Find suitable curve, Green's theorem

[usn7564]

Homework Statement

Excuse my terminology, not sure what the actual translations are.

Find a simple (no holes in it), closed, positively oriented, continuously differentiable curve T in the plane such that:

[tex]\int_{T}(4y^3+y^2x-4y)dx + (8x +x^2y-x^3)dy[/tex]

is as big as possible, finally calculate the value of the integral.

The attempt at a solution
I used Green's Theorem to get a rather simple (or so I figured) expression:
[tex]12\iint_{D}1-(\frac{x^2}{4}+y^2)dxdy[/tex]
This made it clear (I presume) that I wanted the ellipse satisfying the equation [tex]1 \leq \frac{x^2}{4}+y^2[/tex]
Then I parametrised it with
[tex] x = 2cos\theta [/tex]
[tex] y = sin\theta[/tex]

And got
[tex]12 \cdot 2\iint r(1-r^3)drd\theta[/tex]

With the 2 and extra r due to the Jacobian determinant. Solved it with [tex]0 \leq \theta \pi[/tex] and [tex]0 \leq r \leq 1[/tex].

I get 6pi, done it numerous times and it stays at 6pi. The answer should be 12pi. Any idea where I'm messing up? I haven't really parametrized an ellipse for a while but I don't remember there being any oddities there, though I guess that's an area where I could have messed up. Quite google search lead me to believe it's not it though, so really not sure.

 

[LCKurtz]

Homework Statement

Excuse my terminology, not sure what the actual translations are.

Find a simple (no holes in it), closed, positively oriented, continuously differentiable curve T in the plane such that:

[tex]\int_{T}(4y^3+y^2x-4y)dx + (8x +x^2y-x^3)dy[/tex]

is as big as possible, finally calculate the value of the integral.

The attempt at a solution
I used Green's Theorem to get a rather simple (or so I figured) expression:
[tex]12\iint_{D}1-(\frac{x^2}{4}+y^2)dxdy[/tex]
This made it clear (I presume) that I wanted the ellipse satisfying the equation [tex]1 \leq \frac{x^2}{4}+y^2[/tex]

No.

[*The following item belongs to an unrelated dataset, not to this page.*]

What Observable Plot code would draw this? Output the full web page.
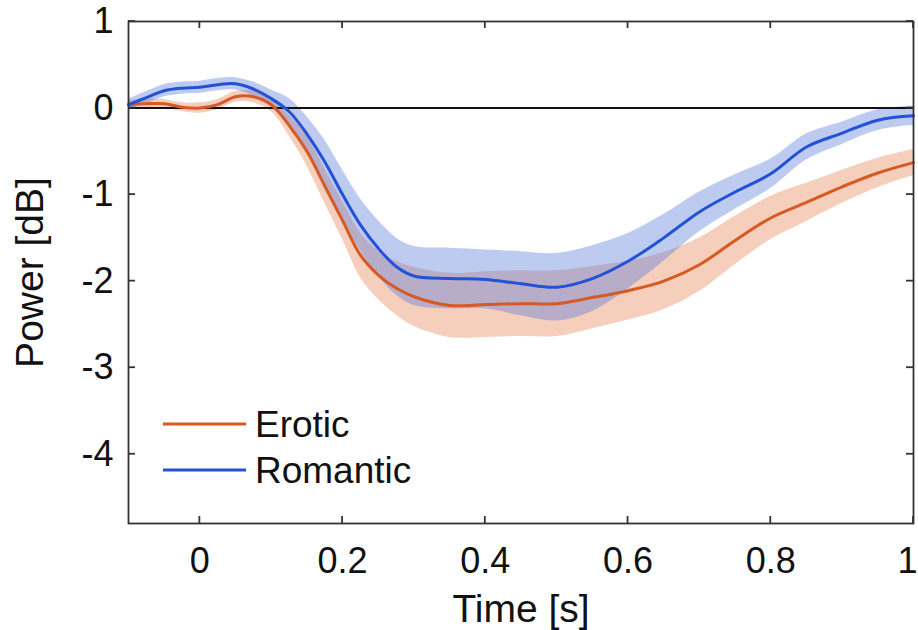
<!DOCTYPE html>
<html>
<head>
<meta charset="utf-8">
<script src="https://cdn.jsdelivr.net/npm/d3@7"></script>
<script src="https://cdn.jsdelivr.net/npm/@observablehq/plot@0.6"></script>
<style>
  html, body { margin: 0; padding: 0; background: #fff; }
  #chart { width: 918px; height: 630px; }
</style>
</head>
<body>
<div id="chart"></div>
<script>
// Time axis (s) relative to stimulus onset
const time = [-0.1, -0.075, -0.05, -0.025, 0, 0.025, 0.05, 0.075, 0.1, 0.125, 0.15, 0.175, 0.2, 0.225, 0.25, 0.275, 0.3,
  0.35, 0.4, 0.45, 0.5, 0.55, 0.6, 0.65, 0.7, 0.75, 0.8, 0.85, 0.9, 0.95, 1.0];

// Mean power change (dB) per condition
const eroticMean = [0.04, 0.05, 0.05, 0.01, 0.0, 0.04, 0.13, 0.13, 0.04, -0.2, -0.5, -0.9, -1.3, -1.7, -1.93, -2.08, -2.18,
  -2.28, -2.27, -2.26, -2.26, -2.19, -2.11, -2.0, -1.81, -1.53, -1.27, -1.09, -0.91, -0.75, -0.63];
const romanticMean = [0.04, 0.12, 0.2, 0.23, 0.24, 0.27, 0.28, 0.22, 0.11, -0.04, -0.3, -0.62, -1.0, -1.35, -1.62, -1.83, -1.94,
  -1.97, -1.98, -2.03, -2.07, -1.97, -1.77, -1.5, -1.2, -0.97, -0.76, -0.45, -0.29, -0.14, -0.09];

// Half-width of the shaded error band (dB)
const eroticErr = [0.05, 0.05, 0.05, 0.05, 0.06, 0.06, 0.06, 0.07, 0.08, 0.12, 0.17, 0.2, 0.22, 0.26, 0.28, 0.31, 0.34,
  0.37, 0.38, 0.38, 0.38, 0.36, 0.34, 0.33, 0.31, 0.28, 0.25, 0.22, 0.19, 0.17, 0.15];
const romanticErr = [0.06, 0.07, 0.07, 0.07, 0.07, 0.07, 0.07, 0.08, 0.1, 0.15, 0.2, 0.25, 0.28, 0.3, 0.32, 0.33, 0.34,
  0.35, 0.34, 0.37, 0.39, 0.38, 0.32, 0.27, 0.23, 0.2, 0.17, 0.15, 0.13, 0.12, 0.11];

const seriesNames = ["Erotic", "Romantic"];
const seriesColors = ["#d65a24", "#2352d6"];
const bandColors = ["#e8926a", "#5a7ddc"];

const xTicks = [0, 0.2, 0.4, 0.6, 0.8, 1];
const yTicks = [1, 0, -1, -2, -3, -4];

const rows = [];
[[eroticMean, eroticErr], [romanticMean, romanticErr]].forEach(([m, e], i) => {
  time.forEach((t, j) => rows.push({series: seriesNames[i], t, mean: m[j], lo: m[j] - e[j], hi: m[j] + e[j]}));
});
const bySeries = name => rows.filter(d => d.series === name);

const font = "'Liberation Sans', Arial, Helvetica, sans-serif";
const axisColor = "#333";
const xLast = xTicks[xTicks.length - 1];

const plot = Plot.plot({
  width: 918,
  height: 630,
  marginLeft: 128,
  marginRight: 5,
  marginTop: 21,
  marginBottom: 107,
  style: {fontFamily: font, background: "#fff", color: "#111"},
  x: {domain: [-0.1, 1]},
  y: {domain: [-4.8, 1]},
  marks: [
    // shaded error bands
    Plot.areaY(bySeries("Erotic"), {x: "t", y1: "lo", y2: "hi", fill: bandColors[0], fillOpacity: 0.45, curve: "catmull-rom"}),
    Plot.areaY(bySeries("Romantic"), {x: "t", y1: "lo", y2: "hi", fill: bandColors[1], fillOpacity: 0.4, curve: "catmull-rom"}),
    // baseline at 0 dB
    Plot.ruleY([0], {stroke: "#111", strokeWidth: 2}),
    // mean traces
    Plot.line(bySeries("Erotic"), {x: "t", y: "mean", stroke: seriesColors[0], strokeWidth: 3, curve: "catmull-rom"}),
    Plot.line(bySeries("Romantic"), {x: "t", y: "mean", stroke: seriesColors[1], strokeWidth: 3, curve: "catmull-rom"}),
    // tick labels (the last x label sits against the right edge)
    Plot.axisX(xTicks.filter(d => d !== xLast), {anchor: "bottom", tickSize: 0, tickPadding: 24, tickFormat: d => String(d), fontSize: 36, fill: "#111", label: null}),
    Plot.axisX([xLast], {anchor: "bottom", tickSize: 0, tickPadding: 24, tickFormat: d => String(d), fontSize: 36, fill: "#111", label: null, dx: -6}),
    Plot.axisY(yTicks, {anchor: "left", tickSize: 0, tickPadding: 15, tickFormat: d => String(d), fontSize: 36, fill: "#111", label: null}),
    Plot.frame({stroke: axisColor, strokeWidth: 1.8}),
    // axis titles
    Plot.text(["Time [s]"], {frameAnchor: "bottom", dy: 86, lineAnchor: "middle", textAnchor: "middle", fontSize: 39, fill: "#111"}),
    Plot.text(["Power [dB]"], {frameAnchor: "left", dx: -98, rotate: -90, lineAnchor: "middle", textAnchor: "middle", fontSize: 39, fill: "#111"})
  ]
});

const svgSel = d3.select(plot);
const xScale = plot.scale("x"), yScale = plot.scale("y");
const [frameLeft, frameRight] = xScale.range;
const [frameBottom, frameTop] = yScale.range;

// Inward tick marks on all four sides, placed with the plot's own scales
const tickLen = 7;
const ticks = svgSel.append("g").attr("stroke", axisColor).attr("stroke-width", 1.8);
xTicks.forEach(v => {
  const px = xScale.apply(v);
  ticks.append("line").attr("x1", px).attr("x2", px).attr("y1", frameBottom).attr("y2", frameBottom - tickLen);
  ticks.append("line").attr("x1", px).attr("x2", px).attr("y1", frameTop).attr("y2", frameTop + tickLen);
});
yTicks.forEach(v => {
  const py = yScale.apply(v);
  ticks.append("line").attr("y1", py).attr("y2", py).attr("x1", frameLeft).attr("x2", frameLeft + tickLen);
  ticks.append("line").attr("y1", py).attr("y2", py).attr("x1", frameRight).attr("x2", frameRight - tickLen);
});

// Legend inside the axes, lower-left corner
const legend = svgSel.append("g").attr("font-family", font).attr("font-size", 37).attr("text-anchor", "start");
seriesNames.forEach((name, i) => {
  const cy = frameTop + 403 + i * 46;
  legend.append("line")
    .attr("x1", frameLeft + 35).attr("x2", frameLeft + 118)
    .attr("y1", cy).attr("y2", cy)
    .attr("stroke", seriesColors[i]).attr("stroke-width", 3);
  legend.append("text")
    .attr("x", frameLeft + 127).attr("y", cy).attr("dy", "0.35em")
    .attr("text-anchor", "start")
    .attr("fill", "#111").text(name);
});

document.getElementById("chart").appendChild(plot);
</script>
</body>
</html>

You want the region where the integrand is positive, which is the inside of that ellipse, not the exterior as you have written.

And got
[tex]12 \cdot 2\iint r(1-r^3)drd\theta[/tex]

With the 2 and extra r due to the Jacobian determinant. Solved it with [tex]0 \leq \theta \pi[/tex] ##\color{red}{2\pi}##? and [tex]0 \leq r \leq 1[/tex].

Apparently you did integrate over the interior of the ellipse. That integral is correct and when I evaluate it I get ##12\pi##.

 

[SammyS]

...

And got
[tex]12 \cdot 2\iint r(1-r^3)drd\theta[/tex]
...

Why is the integrand r(1 - r³) ?

Shouldn't it be r(1 - r²), or am I overlooking something?

 

[LCKurtz]

Why is the integrand r(1 - r³) ?

Shouldn't it be r(1 - r²), or am I overlooking something?

You are right, I missed that when I read his proof. The integrand should be ##r-r^3##, which is how you get the ##12\pi##.

 

[usn7564]

God, I need to proof read next time I make a topic. It was [tex]r-r^3[/tex] though I can find my error I believe. I integrated [tex]0 \leq \theta \leq \pi[/tex] thinking that's the part of the integral that will give me a positive value. Come to think of it that makes less sense when I'm not doing a regular single variable integral, how silly of me. Just slipped my mind that I was working with the domain and not 'everything' so to speak.

Thanks a lot. Won't make that mistake again.